WTF: Federer Defeats Nadal for Fifth Season-Ending Title
November 28, 2010 · Print This Article
Barclays ATP World Tour Finale—London, England
World No. 2 Roger Federer capped off a brilliant week of tennis at the O2 Arena in London on Sunday by defeating No. 1 ranked Rafael Nadal 6-3, 3-6, 6-1 in the championship match.
Needing one hour and 38 minutes to prevail, Federer began his charge to the title by playing a near perfect first set. Winning 100 percent of his first serve points, Federer converted on a crucial break in the eighth game to lead 5-3.

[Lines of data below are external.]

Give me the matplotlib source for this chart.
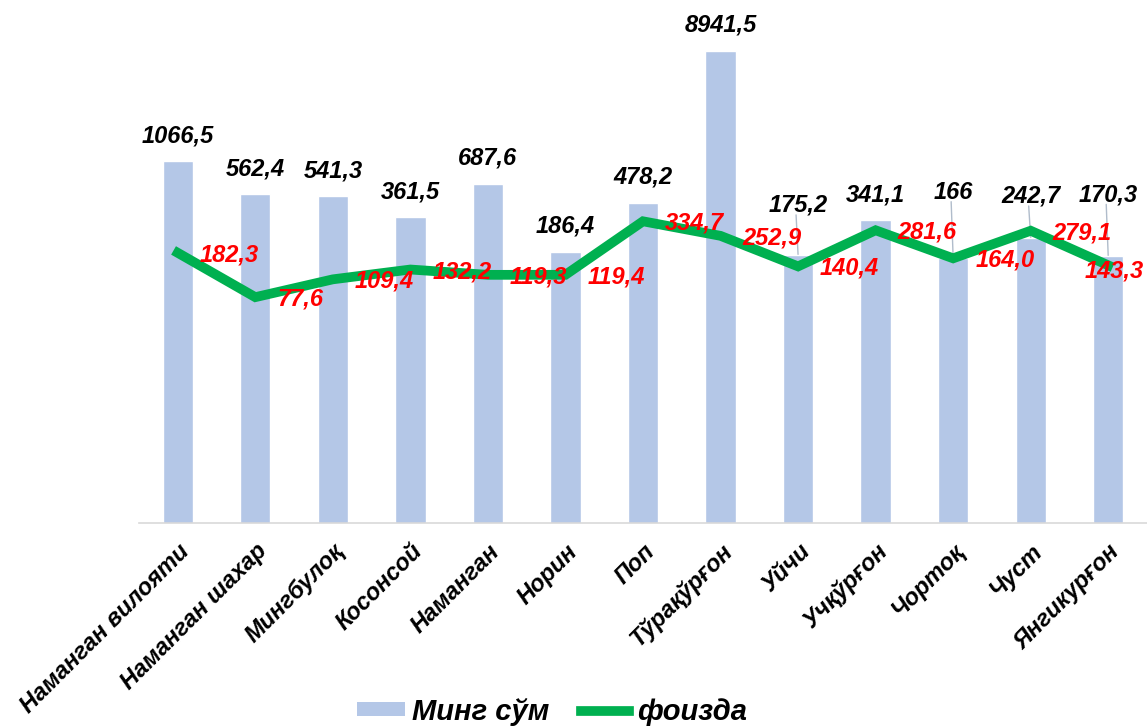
import matplotlib
matplotlib.use('Agg')
import matplotlib.pyplot as plt
from matplotlib.lines import Line2D
from matplotlib.patches import Patch

plt.rcParams['font.family'] = ['Liberation Sans', 'DejaVu Sans']

districts = ['Наманган вилояти', 'Наманган шахар', 'Мингбулоқ', 'Косонсой', 'Наманган',
             'Норин', 'Поп', 'Тўрақўрғон', 'Уйчи', 'Учқўрғон', 'Чортоқ', 'Чуст', 'Янгикурғон']
ming_sum = [1066.5, 562.4, 541.3, 361.5, 687.6, 186.4, 478.2, 8941.5, 175.2, 341.1, 166, 242.7, 170.3]
foizda = [182.3, 77.6, 109.4, 132.2, 119.3, 119.4, 334.7, 252.9, 140.4, 281.6, 164.0, 279.1, 143.3]
ming_sum_text = ['1066,5', '562,4', '541,3', '361,5', '687,6', '186,4', '478,2', '8941,5',
                 '175,2', '341,1', '166', '242,7', '170,3']
foizda_text = ['182,3', '77,6', '109,4', '132,2', '119,3', '119,4', '334,7', '252,9',
               '140,4', '281,6', '164,0', '279,1', '143,3']

# labels that were dragged up in the original (pixels), drawn with a leader line
lift = [0, 0, 0, 0, 0, 0, 0, 0, 24, 0, 40, 16, 36]

bar_color = '#B4C7E7'
line_color = '#00B050'

fig = plt.figure(figsize=(11.47, 7.26), dpi=100)
ax = fig.add_axes([139 / 1147, 1 - 523 / 726, 1 - 139 / 1147, (523 - 45) / 726])

x = list(range(len(districts)))
ax.bar(x, ming_sum, width=0.39, color=bar_color, edgecolor='white', linewidth=1, zorder=2)
ax.plot(x, foizda, color=line_color, linewidth=7, solid_joinstyle='miter', zorder=3)

ax.set_yscale('log')
ax.set_ylim(1, 10000)
ax.set_xlim(-0.5, len(districts) - 0.5)
ax.set_yticks([])
ax.minorticks_off()
ax.tick_params(axis='y', which='both', left=False, labelleft=False)
for s in ['top', 'right', 'left']:
    ax.spines[s].set_visible(False)
ax.spines['bottom'].set_color('#D9D9D9')
ax.spines['bottom'].set_linewidth(1.2)

ax.set_xticks(x)
ax.set_xticklabels(districts, rotation=45, ha='right', va='top', rotation_mode='anchor',
                   fontsize=17, fontweight='bold', fontstyle='italic')
ax.tick_params(axis='x', length=0, pad=12)

for i, (v, t) in enumerate(zip(ming_sum, ming_sum_text)):
    off = 14 + lift[i]
    ax.annotate(t, (i, v), xytext=(0, off), textcoords='offset pixels',
                ha='center', va='bottom', fontsize=17, fontweight='bold', fontstyle='italic',
                color='black', zorder=5)
    if lift[i]:
        ax.annotate('', (i, v), xytext=(-2, off + 2), textcoords='offset pixels',
                    arrowprops=dict(arrowstyle='-', color='#B0BCCB', lw=1, shrinkA=0, shrinkB=0),
                    zorder=1)

for i, (v, t) in enumerate(zip(foizda, foizda_text)):
    if i == len(foizda) - 1:
        # last label sits on the point, it would run off the edge otherwise
        pos, ha = (6, -6), 'center'
    else:
        pos, ha = (22, -2), 'left'
    ax.annotate(t, (i, v), xytext=pos, textcoords='offset pixels',
                ha=ha, va='center', fontsize=17, fontweight='bold', fontstyle='italic',
                color='#FF0000', zorder=6)

handles = [Patch(facecolor=bar_color, edgecolor='none'),
           Line2D([0], [0], color=line_color, linewidth=7)]
fig.legend(handles, ['Минг сўм', 'фоизда'], loc='center', bbox_to_anchor=(0.481, 0.02),
           ncol=2, frameon=False, handlelength=1.65, handleheight=0.35, handletextpad=0.25,
           columnspacing=1.1, borderpad=0,
           prop=dict(family='Liberation Sans', size=21, weight='bold', style='italic'))

fig.savefig('out.png', dpi=100)
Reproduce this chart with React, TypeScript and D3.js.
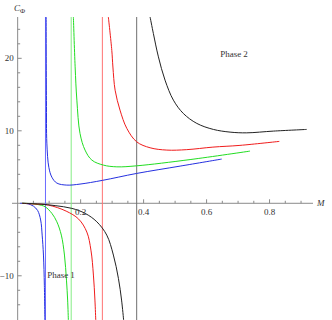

Nadal, who fought through a stern challenge by Andy Murray on Saturday, tightened up his return game during the opening stages of the second set. Capturing his lone break of the match to lead 3-1, Nadal stretched his lead to 5-3, before serving out the set.
However, Federer’s brilliant serving day would continue to pay dividends in the deciding set. Continuing to win a ridiculously high percentage of both his first and second serve points, Federer broke Nadal to lead 3-1, before running away with the match.
Improving his hard-court record over the Spaniard to 4-3, Federer notched his fifth career title at the season-ending event, while pocketing $1.63 million for being the undefeated champion.
Federer gave his opponent full praise for his fantastic season during the trophy ceremony.
“I know I didn’t spoil his vacation after this because he’s had an amazing year,” said Federer. “A year that any player dreams of.”
Reaching the semifinals or better of every event that he’s played since Wimbledon, Federer improved to 65-13 on year, and will finish 2010 ranked No. 2 in the world.
Entering the season-ending tournament with hopes of capturing his first ever title, Nadal will leave London with the optimism that his indoor game is in fine form.
“You played unbelievable all during the week,” Nadal said to Federer during the post match presentations. “So well done for everything.”
Erasing his 0-3 robin round record from 2009, Nadal ends the year with a 71-10 record, which included seven titles.